Works of art are experiential artifacts that generate an experience that is meant to be cognitively enriched with an examination of the sources of that experience. The user of a non-artistic experiential artifact such as a roller-coaster is not meant to wonder how and why the roller-coaster was created. Enjoying the experience is, as such, a proper use of the artifact. The user of a work of art, on the other hand, is meant not only to enjoy the experience that the work generates but also to supplement such “basic exposure” with the two cognitive layers that Bullot and Reber call “design stance” and “artistic understanding”.
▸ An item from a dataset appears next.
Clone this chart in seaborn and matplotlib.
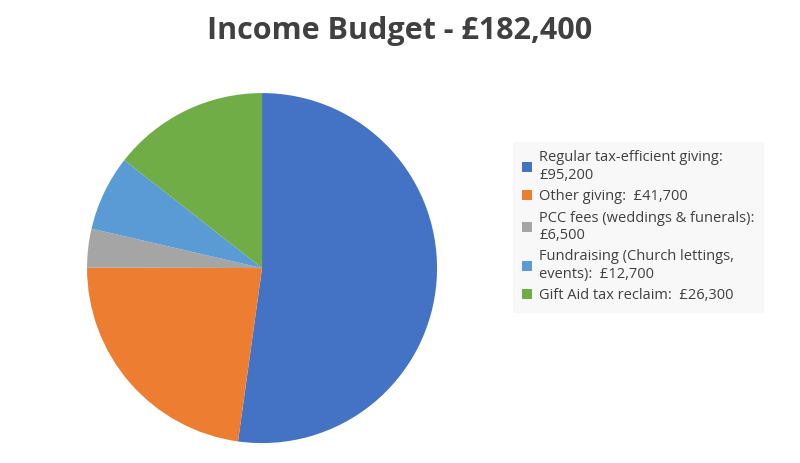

My passport photo, a cat meme,Footnote 1 and the photograph Rue Mouffetard, ParisFootnote 2 are all experiential artifacts. Specifically, they all have, as pictures, the basic function of eliciting visual experiences. What differentiates them is what one is meant to do with those experiences. The experience generated by the cat meme is just meant to give one fun. The experience generated by my passport photo is meant to enable one to identify me. The experience generated by Rue Mouffetard, Paris, as work of art, is special compared to those others: it is meant to lead one to a “design stance” whereby one wonders why and how somebody had created that picture, and to an “artistic understanding” whereby one aims to answer the design-stance questions by gathering information about the picture’s history of making. One can do so, for instance, by acknowledging that the picture was taken by French photographer Henri Cartier-Bresson in 1954, in the framework of his poetics of “the decisive moment” according to which “photography is the simultaneous recognition, in a fraction of a second, of the significance of an event as well as of a precise organization of forms which give that event its proper expression” (Cartier-Bresson 1952, 14).

As work of art, Rue Mouffetard, Paris generates an experience to be traced back to an historical chain that originates from an act of creation. Works of art are experiential artifacts that call attention to the relationship between their appearance and their history.